"The New Know Nothings" -- screwing up survey research data|
(Morton Hunt, 1999, Chapter 7, pp. 215 ff.)
Under the guise of concern for family privacy, participation in survey and other research involving children has apparently operated under different rules from one political administration to the next in Washington (DC).
(1) In some cases, a consent form sent home had to be returned checked "no", otherwise the child was to participate (unreturned forms meant "yes").
(2) In other cases, the consent form sent home had to be returned checked "yes" to participate (unreturned forms meant "no")
Either way the sample consists of students who have "given consent," but with consent defined quite differently (and the difference will seldom, if ever, be noted in a report's Method section).
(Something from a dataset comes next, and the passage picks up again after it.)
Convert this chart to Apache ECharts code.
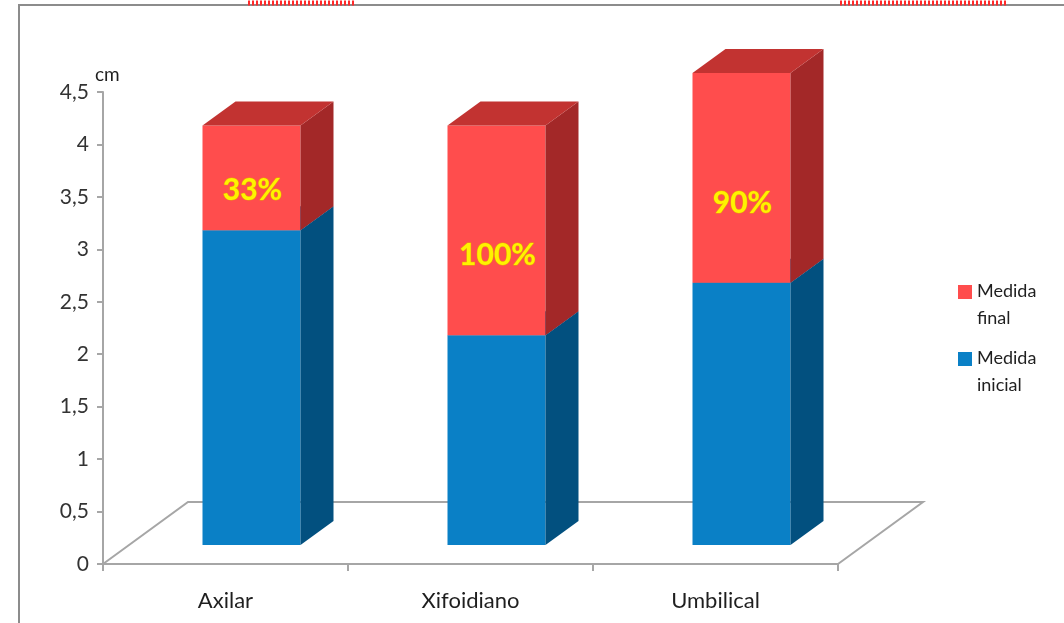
<!DOCTYPE html>
<html>
<head>
<meta charset="utf-8">
<script src="https://cdn.jsdelivr.net/npm/echarts@6/dist/echarts.min.js"></script>
<style>
  html, body { margin: 0; padding: 0; background: #ffffff; }
  #chart { width: 1064px; height: 623px; }
</style>
</head>
<body>
<div id="chart"></div>
<script>
// Measurements (cm) per site
const categories = ['Axilar', 'Xifoidiano', 'Umbilical'];
const medidaInicial = [3, 2, 2.5];
// Gain stacked on top of the initial measure
const medidaFinal = [1, 2, 2];
const pctLabels = ['33%', '100%', '90%'];
const yTicks = { min: 0, max: 4.5, interval: 0.5 };

// 3D look: bars sit a little behind the front plane and have depth
const BAR_SHIFT = [26, -19];
const BAR_DEPTH = [33, -24];
const FLOOR_DEPTH = [85, -62];
const AXIS_GREY = '#a6a6a6';
const FONT = 'Lato';

const palette = {
  inicial: { front: '#0a80c6', side: '#02507f', top: '#0b6aa5' },
  final:   { front: '#ff4d4d', side: '#a32828', top: '#c23331' }
};

function boxShape(api, colors, withLabel) {
  const idx = api.value(0);
  const band = api.size([1, 0])[0];
  const w = band * 0.4;
  const cx = api.coord([idx, 0])[0] + BAR_SHIFT[0];
  const yb = api.coord([idx, api.value(1)])[1] + BAR_SHIFT[1];
  const yt = api.coord([idx, api.value(2)])[1] + BAR_SHIFT[1];
  const xl = cx - w / 2, xr = cx + w / 2;
  const dx = BAR_DEPTH[0], dy = BAR_DEPTH[1];
  const children = [
    { type: 'rect', shape: { x: xl, y: yt, width: w, height: yb - yt },
      style: { fill: colors.front } },
    { type: 'polygon', shape: { points: [[xr, yb], [xr + dx, yb + dy], [xr + dx, yt + dy], [xr, yt]] },
      style: { fill: colors.side } },
    { type: 'polygon', shape: { points: [[xl, yt], [xl + dx, yt + dy], [xr + dx, yt + dy], [xr, yt]] },
      style: { fill: colors.top } }
  ];
  if (withLabel) {
    children.push({
      type: 'text',
      style: {
        text: pctLabels[idx],
        x: cx + 1,
        y: yt + (yb - yt) * 0.62,
        align: 'center',
        verticalAlign: 'middle',
        fontFamily: FONT,
        fontWeight: 'bold',
        fontSize: 30,
        fill: '#fff200',
        stroke: '#e6a800',
        lineWidth: 1
      }
    });
  }
  return { type: 'group', children: children };
}

const inicialData = categories.map((c, i) => [i, 0, medidaInicial[i]]);
const finalData = categories.map((c, i) => [i, medidaInicial[i], medidaInicial[i] + medidaFinal[i]]);

const legendIcon = 'path://M0,0H14V14H0Z M0,40H0.01V40.01H0Z';

const chart = echarts.init(document.getElementById('chart'), null, { renderer: 'canvas' });

chart.setOption({
  backgroundColor: '#ffffff',
  animation: false,
  graphic: [
    { type: 'rect', shape: { x: 19, y: 5, width: 1100, height: 700 },
      style: { fill: 'none', stroke: '#8c8c8c', lineWidth: 2 }, z: -10 },
    { type: 'line', shape: { x1: 248, y1: 3, x2: 354, y2: 3 },
      style: { stroke: '#ff2a2a', lineWidth: 5, lineDash: [2, 2] } },
    { type: 'line', shape: { x1: 840, y1: 3, x2: 1008, y2: 3 },
      style: { stroke: '#ff2a2a', lineWidth: 5, lineDash: [2, 2] } }
  ],
  grid: { left: 103, top: 92, width: 735, height: 472, containLabel: false },
  legend: {
    orient: 'vertical',
    left: 953,
    top: 273,
    itemWidth: 14,
    itemHeight: 40,
    itemGap: 13,
    data: [
      { name: 'Medida final', icon: legendIcon, itemStyle: { color: palette.final.front } },
      { name: 'Medida inicial', icon: legendIcon, itemStyle: { color: palette.inicial.front } }
    ],
    formatter: name => name.replace(' ', '\n'),
    textStyle: { fontFamily: FONT, fontSize: 18, lineHeight: 27, color: '#1f1f1f' }
  },
  xAxis: {
    type: 'category',
    data: categories,
    boundaryGap: true,
    axisLine: { lineStyle: { color: AXIS_GREY, width: 2 } },
    axisTick: { show: true, length: 7, alignWithLabel: false, lineStyle: { color: AXIS_GREY, width: 2 } },
    axisLabel: { fontFamily: FONT, fontSize: 22, color: '#1f1f1f', margin: 26 },
    splitLine: { show: false }
  },
  yAxis: {
    type: 'value',
    min: yTicks.min,
    max: yTicks.max,
    interval: yTicks.interval,
    name: 'cm',
    nameLocation: 'end',
    nameGap: 8,
    nameTextStyle: { fontFamily: FONT, fontSize: 19, color: '#1f1f1f', align: 'left', padding: [0, 0, 0, -8] },
    axisLine: { show: true, lineStyle: { color: AXIS_GREY, width: 2 } },
    axisTick: { show: true, length: 6, lineStyle: { color: AXIS_GREY, width: 2 } },
    axisLabel: {
      fontFamily: FONT, fontSize: 21, color: '#333333', margin: 14,
      formatter: v => String(v).replace('.', ',')
    },
    splitLine: { show: false }
  },
  series: [
    {
      // floor of the 3D plot
      type: 'custom',
      name: 'floor',
      silent: true,
      data: [[0, 0, 0]],
      encode: { x: 0, y: 1 },
      z: 1,
      renderItem: function (params, api) {
        const cs = params.coordSys;
        const y0 = cs.y + cs.height;
        const x0 = cs.x, x1 = cs.x + cs.width;
        return {
          type: 'polyline',
          shape: { points: [[x0, y0], [x0 + FLOOR_DEPTH[0], y0 + FLOOR_DEPTH[1]],
                            [x1 + FLOOR_DEPTH[0], y0 + FLOOR_DEPTH[1]], [x1, y0]] },
          style: { stroke: AXIS_GREY, lineWidth: 2, fill: 'none' }
        };
      }
    },
    {
      type: 'custom',
      name: 'Medida inicial',
      data: inicialData,
      encode: { x: 0, y: [1, 2] },
      itemStyle: { color: palette.inicial.front },
      z: 2,
      renderItem: (params, api) => boxShape(api, palette.inicial, false)
    },
    {
      type: 'custom',
      name: 'Medida final',
      data: finalData,
      encode: { x: 0, y: [1, 2] },
      itemStyle: { color: palette.final.front },
      z: 3,
      renderItem: (params, api) => boxShape(api, palette.final, true)
    }
  ]
});
</script>
</body>
</html>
Consider research from the schools for a 4 (or 8) year period under plan #1, then research switches to plan #2 for 4 (or 8) years, and so forth. Who would be surprised if there emerge conflicting data patterns in studies over the years? (Meta-analysis cannot fix this)
(3) Then there is plan #3, "the government way" -- no choice, no consent, just total compliance ("ve hav vays, you vil consent"). For example, it's state achievement test or provincial exam time, and ALL students participate -- barring an act of God (oops, Mother Nature), in which case there is a rain date.
Is it any wonder we get different answers to what appears to be the same question? Is it any wonder findings are so hard to replicate? No, if anything it's amazing we get any agreement at all.